Il en résulte que l'indemnité de clientèle n'est due qu'en cas de rupture du contrat de travail du fait de l'employeur et qu'en l'absence de rupture, M. Cheymol ne peut y prétendre.

Même à supposer que le contrat initial de VRP doive être considéré comme rompu par la signature du contrat du 28 juillet 1998, cette rupture ne peut être imputée à l'employeur puisque M. Cheymol avait la liberté de refuser le nouveau contrat et de conserver le statut de VRP. L'indemnité de clientèle n'étant pas due en cas de rupture du contrat de travail d'un commun accord, le salarié doit être débouté de sa demande à ce titre.

Sur l'article 700 du nouveau Code de procédure civile

Il n'est pas inéquitable de laisser aux parties la charge de leurs frais non compris dans les dépens.

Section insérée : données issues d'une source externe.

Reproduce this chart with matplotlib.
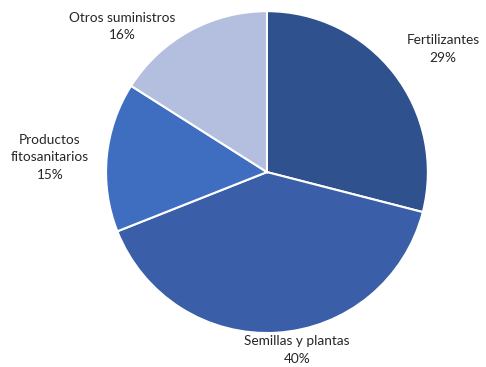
import matplotlib.pyplot as plt

labels = ['Fertilizantes', 'Semillas y plantas', 'Productos\nfitosanitarios', 'Otros suministros']
shares = [29, 40, 15, 16]
colors = ['#2F528F', '#3A5EA7', '#3F6DBF', '#B4BFE0']

# label anchor points in pie units (radius = 1)
label_pos = [(1.095, 0.764), (0.186, -1.106), (-1.348, 0.093), (-0.90, 0.904)]

plt.rcParams['font.family'] = ['Lato', 'DejaVu Sans']

fig = plt.figure(figsize=(4.86, 3.67), dpi=100)
ax = fig.add_axes([0.218, 0.0926, 0.6626, 0.877])

ax.pie(shares, colors=colors, startangle=90, counterclock=False,
       wedgeprops=dict(edgecolor='white', linewidth=1.5))

for lab, val, (x, y) in zip(labels, shares, label_pos):
    ax.text(x, y, f'{lab}\n{val}%', ha='center', va='center', fontsize=9.8,
            color='#262626', linespacing=1.55, clip_on=False)

ax.set_xlim(-1, 1)
ax.set_ylim(-1, 1)
ax.set_aspect('equal')

fig.savefig('out.png', dpi=100)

Par ces motifs, LA COUR, Statuant publiquement et contradictoirement : En la forme, Déclare l'appel recevable, Au fond, Confirme le jugement, Y ajoutant, Déboute M. Richard Cheymol de sa demande au titre de l'indemnité de clientèle, Dit n'y avoir lieu à application de l'article 700 du nouveau Code de procédure civile, Dit que M. Richard Cheymol doit supporter les dépens de première instance et d'appel.